Applications of microarray technology in breast cancer research

Abstract

Microarrays provide a versatile platform for utilizing information from the Human Genome Project to benefit human health. This article reviews the ways in which microarray technology may be used in breast cancer research. Its diverse applications include monitoring chromosome gains and losses, tumour classification, drug discovery and development, DNA resequencing, mutation detection and investigating the mechanism of tumour development.

Figure 1

Filter microarrays hybridised to [α-³³P]-labelled cDNA probes prepared from 50-100 ng of poly(A)⁺ mRNA from a human cell line before (a) and after (b) treatment with 17-allylamino-17-demethoxygeldanamycin (17-AAG). Hybridisation signals were detected by phosphorimaging and a pseudo-coloured intensity output is shown in (c). Red is expression increased by 17-AAG treatment; green, expression decreased by 17-AAG treatment. Figure provided by Paul Clarke.

Figure 2

Construction of Affymetrix arrays. Modified from [17]. P is the protecting group.

Figure 3

Comparative genomic hybridisation (CGH) on human cDNA clones microarrayed onto a glass slide.

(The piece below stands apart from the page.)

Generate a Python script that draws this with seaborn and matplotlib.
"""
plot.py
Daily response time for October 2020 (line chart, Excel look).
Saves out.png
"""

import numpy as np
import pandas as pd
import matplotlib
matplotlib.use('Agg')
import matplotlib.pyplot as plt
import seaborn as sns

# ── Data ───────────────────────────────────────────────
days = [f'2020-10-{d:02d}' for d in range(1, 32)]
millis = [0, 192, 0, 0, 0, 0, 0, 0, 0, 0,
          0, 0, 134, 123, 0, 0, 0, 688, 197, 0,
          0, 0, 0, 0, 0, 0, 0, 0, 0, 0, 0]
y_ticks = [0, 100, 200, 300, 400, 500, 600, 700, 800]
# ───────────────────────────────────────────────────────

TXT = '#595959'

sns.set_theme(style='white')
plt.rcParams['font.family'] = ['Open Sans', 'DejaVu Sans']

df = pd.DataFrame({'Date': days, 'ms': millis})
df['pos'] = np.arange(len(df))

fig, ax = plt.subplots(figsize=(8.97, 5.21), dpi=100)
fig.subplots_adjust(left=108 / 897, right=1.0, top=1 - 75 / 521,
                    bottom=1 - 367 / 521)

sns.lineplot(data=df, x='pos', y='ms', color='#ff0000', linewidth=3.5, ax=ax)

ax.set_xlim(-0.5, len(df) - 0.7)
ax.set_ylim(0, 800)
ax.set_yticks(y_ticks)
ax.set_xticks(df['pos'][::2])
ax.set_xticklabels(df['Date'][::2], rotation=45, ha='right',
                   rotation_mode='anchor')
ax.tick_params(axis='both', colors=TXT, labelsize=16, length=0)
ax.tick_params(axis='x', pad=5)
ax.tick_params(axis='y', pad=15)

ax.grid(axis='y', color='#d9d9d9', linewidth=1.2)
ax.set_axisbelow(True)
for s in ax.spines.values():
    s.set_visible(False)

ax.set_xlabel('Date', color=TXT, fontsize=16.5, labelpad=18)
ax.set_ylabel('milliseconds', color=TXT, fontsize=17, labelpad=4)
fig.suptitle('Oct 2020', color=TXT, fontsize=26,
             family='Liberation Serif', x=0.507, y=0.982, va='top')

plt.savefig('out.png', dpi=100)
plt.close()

The slide was hybridised simultaneously to normal DNA (green) and DNA from a breast cancer cell line (red). (a) Complete array of 6,000 cDNAs; (b) magnified region of the array showing the CERBB2 gene (arrow). The red colour of this array point indicates that the CERBB2 gene is amplified. Figure provided by Jeremy Clark.

Figure 4

Classification of tumours on the basis of microarray expression profiles. (a) Dendrogram showing hierarchical clustering based on expression data from a set of 1,164 cDNAs measured across 64 cell lines. (b) A coloured representation of the data rows (genes) and columns (cell lines) in cluster order. The colour in each cell of the table represents the mean-adjusted expression level of the gene, with green showing underexpression and red indicating overexpression according to the chart in (b). The labels 3a-3d refer to clusters of genes for leukaemias (3a), epithelial tumours (3b), melanoma (3c) and mesenchymal tumours (3d). Published with permission from Nature Genetics [32].

Figure 5

Strategies for DNA sequencing. (a) Gain-of-hybridisation approach: an array is hybridised to normal DNA which has the base T at the position under interrogation or to test DNA containing a heterozygous T→G mutation. (b) Loss-of-hybridisation approach: in this example the array is hybridised to a mixture of normal DNA (solid bars) and DNA containing a mutation (open bars). The mutation is detected by its inability to hybridise at oligonucleotide positions that do hybridise to normal control DNA sequences. (c) Minisequencing: an array containing oligonucleotides attached at their 5' ends is hybridised to the target DNA and then incubated with a mixture of fluorescently tagged dideoxynucleoside triphosphates (ddNTP^*) and DNA polymerase. Covalent attachment of the tagged ddNTP^* is only possible if it complements the target sequence. (d) Universal array sequencing: the target sequence is hybridised to upstream LDR primers attached to 'zip code' sequences (Z1, Z2, etc) and to a downstream LDR primer containing a fluorescent tag. The two primers are only joined if the correct base pairing is present at the junction. (e) The ligated mixture is then hybridised to a universal array containing sequences complementing the 'zip codes'.

Figure 6

The use of an Affymetrix DNA microarray to sequence the BRCA1 gene. The array is hybridised with a mixture of normal DNA (green) and test DNA from a carrier of the BRCA1 mutation (red). Equal hybridisation to the two probes gives yellow. (a) Composite image of hybridisation to normal control and test DNA. (b) Magnification of the region surrounding the 2,457 C→T mutation. (c) Close-up of the probe sets surrounding the 2,457 C→T mutation. The bright red signal indicates the presence of the mutation. Taken from [42].